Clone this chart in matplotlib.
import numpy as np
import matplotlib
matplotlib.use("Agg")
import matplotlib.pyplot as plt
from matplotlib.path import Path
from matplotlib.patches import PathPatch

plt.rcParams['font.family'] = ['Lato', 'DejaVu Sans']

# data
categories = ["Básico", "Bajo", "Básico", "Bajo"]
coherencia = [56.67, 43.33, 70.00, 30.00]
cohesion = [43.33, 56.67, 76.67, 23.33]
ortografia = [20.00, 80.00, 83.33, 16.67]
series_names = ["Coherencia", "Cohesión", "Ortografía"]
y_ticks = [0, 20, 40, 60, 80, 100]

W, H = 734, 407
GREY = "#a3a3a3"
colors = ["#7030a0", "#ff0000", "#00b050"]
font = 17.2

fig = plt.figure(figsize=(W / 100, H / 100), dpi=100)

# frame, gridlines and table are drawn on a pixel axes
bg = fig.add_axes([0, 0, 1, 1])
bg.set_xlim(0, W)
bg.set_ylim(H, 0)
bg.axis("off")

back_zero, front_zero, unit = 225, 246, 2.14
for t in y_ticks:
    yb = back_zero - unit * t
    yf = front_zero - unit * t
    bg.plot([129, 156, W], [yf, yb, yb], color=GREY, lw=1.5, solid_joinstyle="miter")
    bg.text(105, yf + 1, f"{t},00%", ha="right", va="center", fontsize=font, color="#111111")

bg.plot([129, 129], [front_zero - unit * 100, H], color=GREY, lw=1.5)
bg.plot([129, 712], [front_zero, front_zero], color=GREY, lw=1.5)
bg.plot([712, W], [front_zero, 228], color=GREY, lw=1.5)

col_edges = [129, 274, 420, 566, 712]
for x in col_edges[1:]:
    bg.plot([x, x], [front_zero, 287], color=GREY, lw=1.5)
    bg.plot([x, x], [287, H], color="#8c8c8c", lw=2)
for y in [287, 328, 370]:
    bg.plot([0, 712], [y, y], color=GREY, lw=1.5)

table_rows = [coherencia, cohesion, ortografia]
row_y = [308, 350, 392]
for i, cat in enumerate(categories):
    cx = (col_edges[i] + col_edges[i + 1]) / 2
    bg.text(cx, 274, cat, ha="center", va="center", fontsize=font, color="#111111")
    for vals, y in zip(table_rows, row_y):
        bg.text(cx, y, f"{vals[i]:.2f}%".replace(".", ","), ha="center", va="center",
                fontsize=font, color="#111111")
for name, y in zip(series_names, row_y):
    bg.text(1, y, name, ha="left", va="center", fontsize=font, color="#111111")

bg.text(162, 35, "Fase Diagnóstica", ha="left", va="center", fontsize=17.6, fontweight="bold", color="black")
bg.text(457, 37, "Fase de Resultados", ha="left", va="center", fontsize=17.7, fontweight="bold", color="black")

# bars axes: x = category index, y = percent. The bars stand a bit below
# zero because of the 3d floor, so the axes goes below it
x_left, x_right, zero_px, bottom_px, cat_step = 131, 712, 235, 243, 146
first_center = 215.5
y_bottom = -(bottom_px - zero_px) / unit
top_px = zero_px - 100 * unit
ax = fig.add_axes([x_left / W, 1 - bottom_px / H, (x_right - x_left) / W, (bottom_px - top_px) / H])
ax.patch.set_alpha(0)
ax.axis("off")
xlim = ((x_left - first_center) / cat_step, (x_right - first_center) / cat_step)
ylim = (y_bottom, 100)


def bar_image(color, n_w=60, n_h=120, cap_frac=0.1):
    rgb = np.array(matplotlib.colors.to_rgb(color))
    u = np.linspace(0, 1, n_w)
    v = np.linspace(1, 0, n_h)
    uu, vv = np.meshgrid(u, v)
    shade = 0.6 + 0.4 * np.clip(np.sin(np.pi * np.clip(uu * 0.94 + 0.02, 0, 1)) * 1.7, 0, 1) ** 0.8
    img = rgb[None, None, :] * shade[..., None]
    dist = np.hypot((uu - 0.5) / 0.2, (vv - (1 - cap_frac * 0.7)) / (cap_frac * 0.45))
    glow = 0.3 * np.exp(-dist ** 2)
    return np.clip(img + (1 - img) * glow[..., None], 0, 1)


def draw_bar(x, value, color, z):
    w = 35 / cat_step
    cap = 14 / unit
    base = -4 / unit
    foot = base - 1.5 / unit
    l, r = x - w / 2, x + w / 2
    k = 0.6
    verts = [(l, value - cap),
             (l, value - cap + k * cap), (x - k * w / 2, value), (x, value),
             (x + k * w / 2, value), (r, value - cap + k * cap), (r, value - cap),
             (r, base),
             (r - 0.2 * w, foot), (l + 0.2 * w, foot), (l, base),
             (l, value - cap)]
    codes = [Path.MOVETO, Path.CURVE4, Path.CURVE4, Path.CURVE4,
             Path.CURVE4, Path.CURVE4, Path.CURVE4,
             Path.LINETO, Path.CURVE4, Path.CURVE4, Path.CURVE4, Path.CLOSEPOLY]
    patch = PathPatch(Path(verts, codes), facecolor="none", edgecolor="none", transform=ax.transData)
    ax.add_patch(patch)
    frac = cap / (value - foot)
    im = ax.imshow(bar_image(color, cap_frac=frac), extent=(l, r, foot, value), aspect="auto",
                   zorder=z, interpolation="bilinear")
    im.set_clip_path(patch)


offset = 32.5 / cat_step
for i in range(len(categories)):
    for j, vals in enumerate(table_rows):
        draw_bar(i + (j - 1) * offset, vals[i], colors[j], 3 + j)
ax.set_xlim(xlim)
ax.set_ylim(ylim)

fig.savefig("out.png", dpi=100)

Instructions for the task: Quote verbatim the opening lines of the listing above, ending with the line where "bg.plot([712, W], [front_zero, 228], color=GREY, lw=1.5)" appears; include both endpoints and nothing more.

Output:
Clone this chart in matplotlib.
import numpy as np
import matplotlib
matplotlib.use("Agg")
import matplotlib.pyplot as plt
from matplotlib.path import Path
from matplotlib.patches import PathPatch

plt.rcParams['font.family'] = ['Lato', 'DejaVu Sans']

# data
categories = ["Básico", "Bajo", "Básico", "Bajo"]
coherencia = [56.67, 43.33, 70.00, 30.00]
cohesion = [43.33, 56.67, 76.67, 23.33]
ortografia = [20.00, 80.00, 83.33, 16.67]
series_names = ["Coherencia", "Cohesión", "Ortografía"]
y_ticks = [0, 20, 40, 60, 80, 100]

W, H = 734, 407
GREY = "#a3a3a3"
colors = ["#7030a0", "#ff0000", "#00b050"]
font = 17.2

fig = plt.figure(figsize=(W / 100, H / 100), dpi=100)

# frame, gridlines and table are drawn on a pixel axes
bg = fig.add_axes([0, 0, 1, 1])
bg.set_xlim(0, W)
bg.set_ylim(H, 0)
bg.axis("off")

back_zero, front_zero, unit = 225, 246, 2.14
for t in y_ticks:
    yb = back_zero - unit * t
    yf = front_zero - unit * t
    bg.plot([129, 156, W], [yf, yb, yb], color=GREY, lw=1.5, solid_joinstyle="miter")
    bg.text(105, yf + 1, f"{t},00%", ha="right", va="center", fontsize=font, color="#111111")

bg.plot([129, 129], [front_zero - unit * 100, H], color=GREY, lw=1.5)
bg.plot([129, 712], [front_zero, front_zero], color=GREY, lw=1.5)
bg.plot([712, W], [front_zero, 228], color=GREY, lw=1.5)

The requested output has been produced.